## Start

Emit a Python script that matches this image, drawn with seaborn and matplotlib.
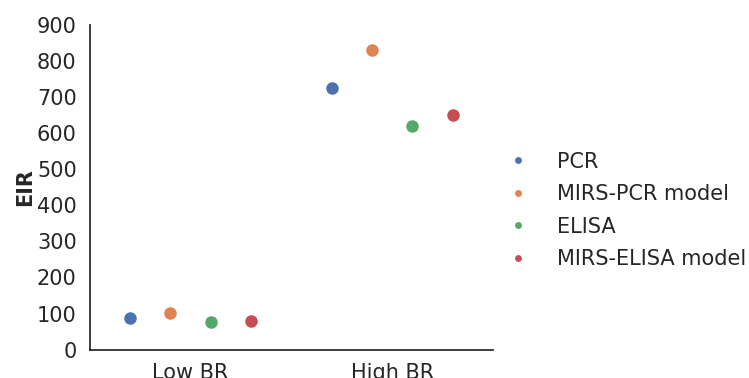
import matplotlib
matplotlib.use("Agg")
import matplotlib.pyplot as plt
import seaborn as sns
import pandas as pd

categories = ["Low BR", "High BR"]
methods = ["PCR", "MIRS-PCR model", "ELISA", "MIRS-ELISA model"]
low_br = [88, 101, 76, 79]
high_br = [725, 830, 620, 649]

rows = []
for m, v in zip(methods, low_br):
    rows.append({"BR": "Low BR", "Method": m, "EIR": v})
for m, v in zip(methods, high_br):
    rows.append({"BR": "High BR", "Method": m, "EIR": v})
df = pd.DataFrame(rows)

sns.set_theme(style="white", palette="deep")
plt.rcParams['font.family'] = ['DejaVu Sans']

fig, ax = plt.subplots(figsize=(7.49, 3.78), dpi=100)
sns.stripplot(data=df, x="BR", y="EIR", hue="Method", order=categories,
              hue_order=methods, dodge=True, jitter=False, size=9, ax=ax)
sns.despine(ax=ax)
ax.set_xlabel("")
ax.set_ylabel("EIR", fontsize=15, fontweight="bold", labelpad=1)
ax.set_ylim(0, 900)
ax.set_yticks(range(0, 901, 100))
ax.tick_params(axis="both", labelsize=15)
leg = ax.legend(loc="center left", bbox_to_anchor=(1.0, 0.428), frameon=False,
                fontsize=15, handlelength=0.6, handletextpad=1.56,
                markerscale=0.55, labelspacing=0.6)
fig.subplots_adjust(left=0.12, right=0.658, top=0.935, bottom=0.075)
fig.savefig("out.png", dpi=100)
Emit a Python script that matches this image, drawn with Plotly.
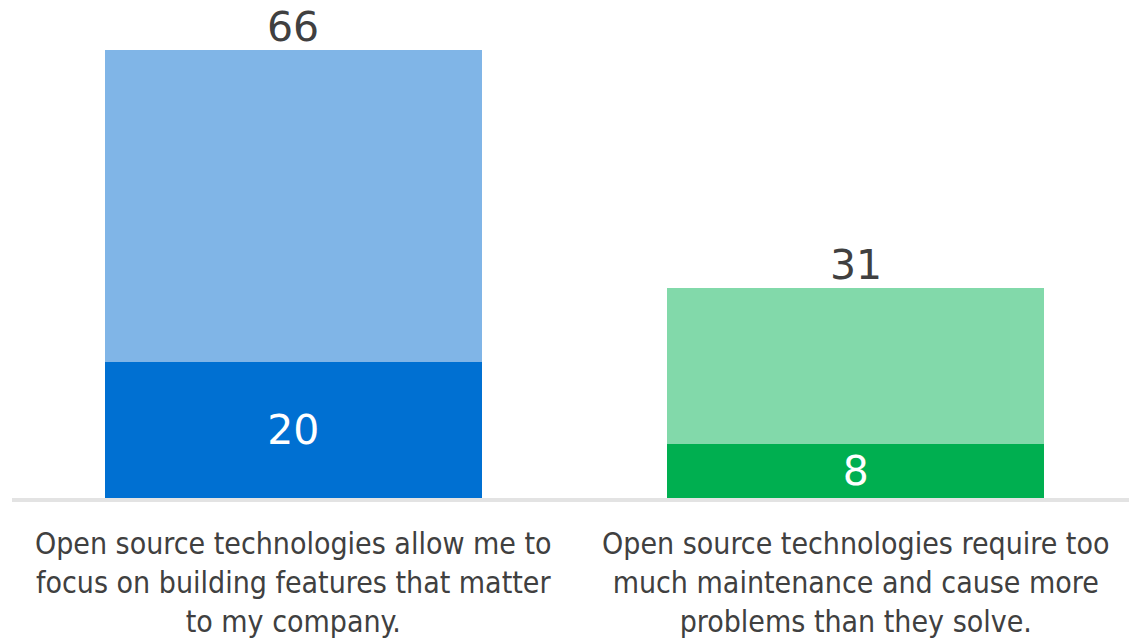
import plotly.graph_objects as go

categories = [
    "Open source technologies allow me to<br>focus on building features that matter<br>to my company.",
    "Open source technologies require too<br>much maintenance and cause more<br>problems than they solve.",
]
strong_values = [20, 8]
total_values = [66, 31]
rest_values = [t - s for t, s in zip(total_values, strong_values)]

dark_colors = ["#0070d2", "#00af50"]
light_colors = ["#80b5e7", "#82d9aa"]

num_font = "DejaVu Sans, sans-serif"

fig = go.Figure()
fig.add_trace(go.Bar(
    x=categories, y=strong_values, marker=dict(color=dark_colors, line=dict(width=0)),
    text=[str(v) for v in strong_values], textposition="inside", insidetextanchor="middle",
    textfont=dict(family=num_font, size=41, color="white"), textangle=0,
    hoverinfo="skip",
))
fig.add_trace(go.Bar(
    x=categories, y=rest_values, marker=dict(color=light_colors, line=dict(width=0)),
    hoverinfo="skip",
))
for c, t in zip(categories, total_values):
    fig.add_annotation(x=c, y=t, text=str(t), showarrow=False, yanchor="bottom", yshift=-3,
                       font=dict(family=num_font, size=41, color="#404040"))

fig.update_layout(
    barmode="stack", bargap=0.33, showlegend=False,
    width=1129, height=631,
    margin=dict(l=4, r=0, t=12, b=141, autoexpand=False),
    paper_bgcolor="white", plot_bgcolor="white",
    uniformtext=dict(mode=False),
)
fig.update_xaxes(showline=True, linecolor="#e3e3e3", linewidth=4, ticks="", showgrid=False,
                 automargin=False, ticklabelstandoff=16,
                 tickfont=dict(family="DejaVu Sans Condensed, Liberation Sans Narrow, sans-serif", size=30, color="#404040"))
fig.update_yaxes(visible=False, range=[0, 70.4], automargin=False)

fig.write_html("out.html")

## End

→ What is being asked
Restate every record exactly, please; do not copy the pictures.

→ Answer
Emit a Python script that matches this image, drawn with seaborn and matplotlib.
import matplotlib
matplotlib.use("Agg")
import matplotlib.pyplot as plt
import seaborn as sns
import pandas as pd

categories = ["Low BR", "High BR"]
methods = ["PCR", "MIRS-PCR model", "ELISA", "MIRS-ELISA model"]
low_br = [88, 101, 76, 79]
high_br = [725, 830, 620, 649]

rows = []
for m, v in zip(methods, low_br):
    rows.append({"BR": "Low BR", "Method": m, "EIR": v})
for m, v in zip(methods, high_br):
    rows.append({"BR": "High BR", "Method": m, "EIR": v})
df = pd.DataFrame(rows)

sns.set_theme(style="white", palette="deep")
plt.rcParams['font.family'] = ['DejaVu Sans']

fig, ax = plt.subplots(figsize=(7.49, 3.78), dpi=100)
sns.stripplot(data=df, x="BR", y="EIR", hue="Method", order=categories,
              hue_order=methods, dodge=True, jitter=False, size=9, ax=ax)
sns.despine(ax=ax)
ax.set_xlabel("")
ax.set_ylabel("EIR", fontsize=15, fontweight="bold", labelpad=1)
ax.set_ylim(0, 900)
ax.set_yticks(range(0, 901, 100))
ax.tick_params(axis="both", labelsize=15)
leg = ax.legend(loc="center left", bbox_to_anchor=(1.0, 0.428), frameon=False,
                fontsize=15, handlelength=0.6, handletextpad=1.56,
                markerscale=0.55, labelspacing=0.6)
fig.subplots_adjust(left=0.12, right=0.658, top=0.935, bottom=0.075)
fig.savefig("out.png", dpi=100)
Emit a Python script that matches this image, drawn with Plotly.
import plotly.graph_objects as go

categories = [
    "Open source technologies allow me to<br>focus on building features that matter<br>to my company.",
    "Open source technologies require too<br>much maintenance and cause more<br>problems than they solve.",
]
strong_values = [20, 8]
total_values = [66, 31]
rest_values = [t - s for t, s in zip(total_values, strong_values)]

dark_colors = ["#0070d2", "#00af50"]
light_colors = ["#80b5e7", "#82d9aa"]

num_font = "DejaVu Sans, sans-serif"

fig = go.Figure()
fig.add_trace(go.Bar(
    x=categories, y=strong_values, marker=dict(color=dark_colors, line=dict(width=0)),
    text=[str(v) for v in strong_values], textposition="inside", insidetextanchor="middle",
    textfont=dict(family=num_font, size=41, color="white"), textangle=0,
    hoverinfo="skip",
))
fig.add_trace(go.Bar(
    x=categories, y=rest_values, marker=dict(color=light_colors, line=dict(width=0)),
    hoverinfo="skip",
))
for c, t in zip(categories, total_values):
    fig.add_annotation(x=c, y=t, text=str(t), showarrow=False, yanchor="bottom", yshift=-3,
                       font=dict(family=num_font, size=41, color="#404040"))

fig.update_layout(
    barmode="stack", bargap=0.33, showlegend=False,
    width=1129, height=631,
    margin=dict(l=4, r=0, t=12, b=141, autoexpand=False),
    paper_bgcolor="white", plot_bgcolor="white",
    uniformtext=dict(mode=False),
)
fig.update_xaxes(showline=True, linecolor="#e3e3e3", linewidth=4, ticks="", showgrid=False,
                 automargin=False, ticklabelstandoff=16,
                 tickfont=dict(family="DejaVu Sans Condensed, Liberation Sans Narrow, sans-serif", size=30, color="#404040"))
fig.update_yaxes(visible=False, range=[0, 70.4], automargin=False)

fig.write_html("out.html")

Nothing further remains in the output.